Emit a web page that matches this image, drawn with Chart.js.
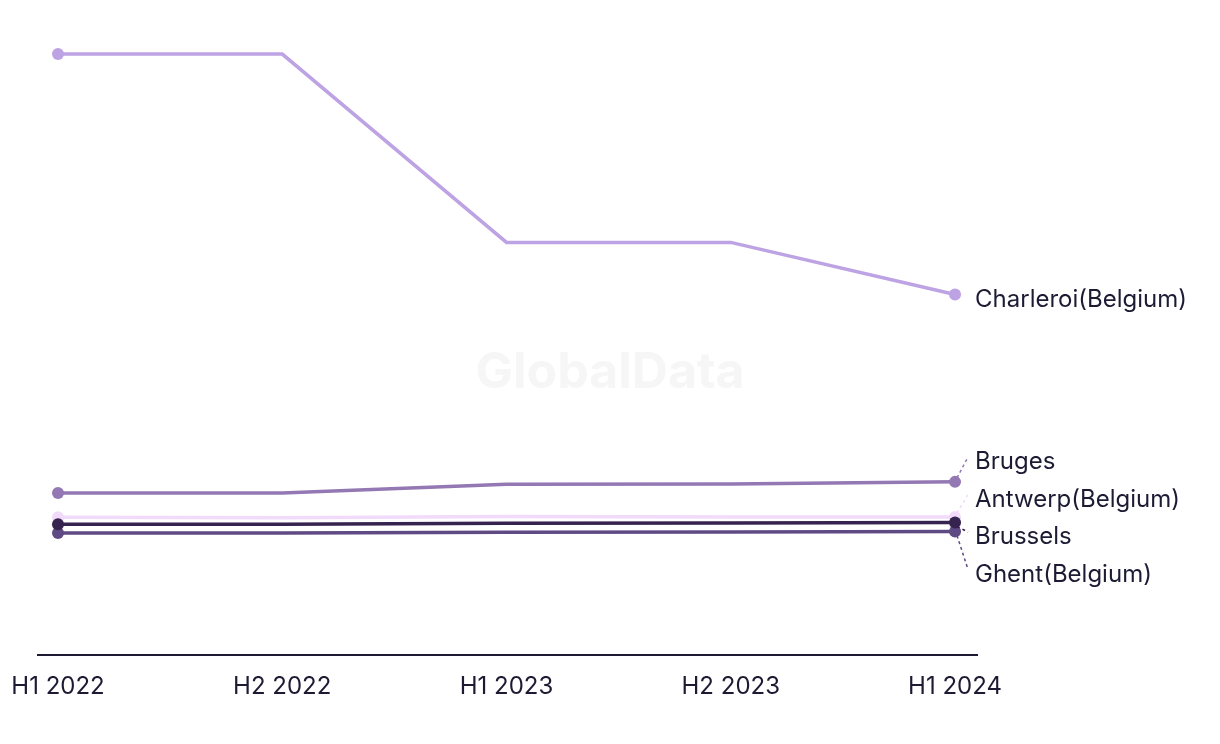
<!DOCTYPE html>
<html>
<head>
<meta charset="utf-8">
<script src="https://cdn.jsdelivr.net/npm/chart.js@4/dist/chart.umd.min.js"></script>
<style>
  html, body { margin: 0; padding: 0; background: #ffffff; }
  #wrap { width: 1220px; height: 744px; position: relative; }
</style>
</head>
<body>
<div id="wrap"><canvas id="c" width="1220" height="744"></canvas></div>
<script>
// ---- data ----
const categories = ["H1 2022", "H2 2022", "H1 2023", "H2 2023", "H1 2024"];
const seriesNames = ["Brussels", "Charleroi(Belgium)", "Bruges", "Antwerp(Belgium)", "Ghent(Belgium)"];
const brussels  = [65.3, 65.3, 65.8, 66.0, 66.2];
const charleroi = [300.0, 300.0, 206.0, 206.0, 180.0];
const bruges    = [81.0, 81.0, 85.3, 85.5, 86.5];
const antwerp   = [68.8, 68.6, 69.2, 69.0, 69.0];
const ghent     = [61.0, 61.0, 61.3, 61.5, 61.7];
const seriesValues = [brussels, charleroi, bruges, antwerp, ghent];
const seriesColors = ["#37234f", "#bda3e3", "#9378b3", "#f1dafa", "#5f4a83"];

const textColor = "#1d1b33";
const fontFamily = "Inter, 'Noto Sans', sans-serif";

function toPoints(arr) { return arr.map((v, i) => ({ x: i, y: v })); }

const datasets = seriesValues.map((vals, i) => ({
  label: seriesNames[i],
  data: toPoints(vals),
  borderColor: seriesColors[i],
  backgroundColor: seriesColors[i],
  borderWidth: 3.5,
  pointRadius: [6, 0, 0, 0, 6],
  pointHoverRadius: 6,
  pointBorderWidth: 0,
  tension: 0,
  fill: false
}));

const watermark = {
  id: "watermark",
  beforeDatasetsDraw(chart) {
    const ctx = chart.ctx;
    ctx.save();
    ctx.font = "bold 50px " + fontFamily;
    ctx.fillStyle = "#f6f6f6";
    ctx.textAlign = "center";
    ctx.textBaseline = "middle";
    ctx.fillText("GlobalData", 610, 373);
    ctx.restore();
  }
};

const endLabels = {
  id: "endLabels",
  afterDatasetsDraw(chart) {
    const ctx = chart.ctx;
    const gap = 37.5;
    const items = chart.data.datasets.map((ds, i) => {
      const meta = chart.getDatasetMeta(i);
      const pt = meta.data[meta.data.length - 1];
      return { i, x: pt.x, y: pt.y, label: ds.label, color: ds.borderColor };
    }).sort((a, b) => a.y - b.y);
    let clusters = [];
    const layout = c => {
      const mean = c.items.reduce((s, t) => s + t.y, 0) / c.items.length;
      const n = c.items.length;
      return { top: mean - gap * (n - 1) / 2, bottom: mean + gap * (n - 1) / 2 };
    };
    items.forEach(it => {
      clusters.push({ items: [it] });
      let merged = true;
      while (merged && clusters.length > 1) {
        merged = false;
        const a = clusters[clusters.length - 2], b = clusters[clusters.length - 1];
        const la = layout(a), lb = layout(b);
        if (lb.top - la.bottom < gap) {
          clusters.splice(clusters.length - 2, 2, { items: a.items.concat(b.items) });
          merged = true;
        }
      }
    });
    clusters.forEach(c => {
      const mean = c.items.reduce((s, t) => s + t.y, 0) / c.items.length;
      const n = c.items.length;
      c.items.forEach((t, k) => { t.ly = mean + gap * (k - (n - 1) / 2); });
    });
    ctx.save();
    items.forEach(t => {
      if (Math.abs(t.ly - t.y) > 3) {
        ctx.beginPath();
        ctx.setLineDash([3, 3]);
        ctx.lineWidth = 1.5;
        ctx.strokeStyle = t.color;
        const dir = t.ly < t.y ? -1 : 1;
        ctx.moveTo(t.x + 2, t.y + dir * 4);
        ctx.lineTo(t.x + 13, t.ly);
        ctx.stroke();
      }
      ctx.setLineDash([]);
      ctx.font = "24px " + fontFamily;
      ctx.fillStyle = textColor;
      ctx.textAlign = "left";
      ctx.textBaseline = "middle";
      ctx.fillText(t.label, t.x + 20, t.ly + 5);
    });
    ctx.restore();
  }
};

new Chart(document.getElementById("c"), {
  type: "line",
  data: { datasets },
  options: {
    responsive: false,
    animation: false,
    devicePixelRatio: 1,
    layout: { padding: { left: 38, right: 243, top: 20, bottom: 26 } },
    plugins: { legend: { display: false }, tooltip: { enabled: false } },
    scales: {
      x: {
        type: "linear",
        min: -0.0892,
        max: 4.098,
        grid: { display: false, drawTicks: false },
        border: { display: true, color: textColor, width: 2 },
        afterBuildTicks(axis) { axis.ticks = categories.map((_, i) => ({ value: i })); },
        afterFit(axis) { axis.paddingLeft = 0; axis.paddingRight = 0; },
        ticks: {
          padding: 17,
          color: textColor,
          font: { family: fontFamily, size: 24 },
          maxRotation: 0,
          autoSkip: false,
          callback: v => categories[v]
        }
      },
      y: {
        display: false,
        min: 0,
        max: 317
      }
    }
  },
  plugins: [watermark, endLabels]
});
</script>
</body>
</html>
━━━━━━━━━━━━━━━━
• [Exercise] Leaving the pictures aside, transcribe the entire listing exactly.

• [The result]
Emit a web page that matches this image, drawn with Chart.js.
<!DOCTYPE html>
<html>
<head>
<meta charset="utf-8">
<script src="https://cdn.jsdelivr.net/npm/chart.js@4/dist/chart.umd.min.js"></script>
<style>
  html, body { margin: 0; padding: 0; background: #ffffff; }
  #wrap { width: 1220px; height: 744px; position: relative; }
</style>
</head>
<body>
<div id="wrap"><canvas id="c" width="1220" height="744"></canvas></div>
<script>
// ---- data ----
const categories = ["H1 2022", "H2 2022", "H1 2023", "H2 2023", "H1 2024"];
const seriesNames = ["Brussels", "Charleroi(Belgium)", "Bruges", "Antwerp(Belgium)", "Ghent(Belgium)"];
const brussels  = [65.3, 65.3, 65.8, 66.0, 66.2];
const charleroi = [300.0, 300.0, 206.0, 206.0, 180.0];
const bruges    = [81.0, 81.0, 85.3, 85.5, 86.5];
const antwerp   = [68.8, 68.6, 69.2, 69.0, 69.0];
const ghent     = [61.0, 61.0, 61.3, 61.5, 61.7];
const seriesValues = [brussels, charleroi, bruges, antwerp, ghent];
const seriesColors = ["#37234f", "#bda3e3", "#9378b3", "#f1dafa", "#5f4a83"];

const textColor = "#1d1b33";
const fontFamily = "Inter, 'Noto Sans', sans-serif";

function toPoints(arr) { return arr.map((v, i) => ({ x: i, y: v })); }

const datasets = seriesValues.map((vals, i) => ({
  label: seriesNames[i],
  data: toPoints(vals),
  borderColor: seriesColors[i],
  backgroundColor: seriesColors[i],
  borderWidth: 3.5,
  pointRadius: [6, 0, 0, 0, 6],
  pointHoverRadius: 6,
  pointBorderWidth: 0,
  tension: 0,
  fill: false
}));

const watermark = {
  id: "watermark",
  beforeDatasetsDraw(chart) {
    const ctx = chart.ctx;
    ctx.save();
    ctx.font = "bold 50px " + fontFamily;
    ctx.fillStyle = "#f6f6f6";
    ctx.textAlign = "center";
    ctx.textBaseline = "middle";
    ctx.fillText("GlobalData", 610, 373);
    ctx.restore();
  }
};

const endLabels = {
  id: "endLabels",
  afterDatasetsDraw(chart) {
    const ctx = chart.ctx;
    const gap = 37.5;
    const items = chart.data.datasets.map((ds, i) => {
      const meta = chart.getDatasetMeta(i);
      const pt = meta.data[meta.data.length - 1];
      return { i, x: pt.x, y: pt.y, label: ds.label, color: ds.borderColor };
    }).sort((a, b) => a.y - b.y);
    let clusters = [];
    const layout = c => {
      const mean = c.items.reduce((s, t) => s + t.y, 0) / c.items.length;
      const n = c.items.length;
      return { top: mean - gap * (n - 1) / 2, bottom: mean + gap * (n - 1) / 2 };
    };
    items.forEach(it => {
      clusters.push({ items: [it] });
      let merged = true;
      while (merged && clusters.length > 1) {
        merged = false;
        const a = clusters[clusters.length - 2], b = clusters[clusters.length - 1];
        const la = layout(a), lb = layout(b);
        if (lb.top - la.bottom < gap) {
          clusters.splice(clusters.length - 2, 2, { items: a.items.concat(b.items) });
          merged = true;
        }
      }
    });
    clusters.forEach(c => {
      const mean = c.items.reduce((s, t) => s + t.y, 0) / c.items.length;
      const n = c.items.length;
      c.items.forEach((t, k) => { t.ly = mean + gap * (k - (n - 1) / 2); });
    });
    ctx.save();
    items.forEach(t => {
      if (Math.abs(t.ly - t.y) > 3) {
        ctx.beginPath();
        ctx.setLineDash([3, 3]);
        ctx.lineWidth = 1.5;
        ctx.strokeStyle = t.color;
        const dir = t.ly < t.y ? -1 : 1;
        ctx.moveTo(t.x + 2, t.y + dir * 4);
        ctx.lineTo(t.x + 13, t.ly);
        ctx.stroke();
      }
      ctx.setLineDash([]);
      ctx.font = "24px " + fontFamily;
      ctx.fillStyle = textColor;
      ctx.textAlign = "left";
      ctx.textBaseline = "middle";
      ctx.fillText(t.label, t.x + 20, t.ly + 5);
    });
    ctx.restore();
  }
};

new Chart(document.getElementById("c"), {
  type: "line",
  data: { datasets },
  options: {
    responsive: false,
    animation: false,
    devicePixelRatio: 1,
    layout: { padding: { left: 38, right: 243, top: 20, bottom: 26 } },
    plugins: { legend: { display: false }, tooltip: { enabled: false } },
    scales: {
      x: {
        type: "linear",
        min: -0.0892,
        max: 4.098,
        grid: { display: false, drawTicks: false },
        border: { display: true, color: textColor, width: 2 },
        afterBuildTicks(axis) { axis.ticks = categories.map((_, i) => ({ value: i })); },
        afterFit(axis) { axis.paddingLeft = 0; axis.paddingRight = 0; },
        ticks: {
          padding: 17,
          color: textColor,
          font: { family: fontFamily, size: 24 },
          maxRotation: 0,
          autoSkip: false,
          callback: v => categories[v]
        }
      },
      y: {
        display: false,
        min: 0,
        max: 317
      }
    }
  },
  plugins: [watermark, endLabels]
});
</script>
</body>
</html>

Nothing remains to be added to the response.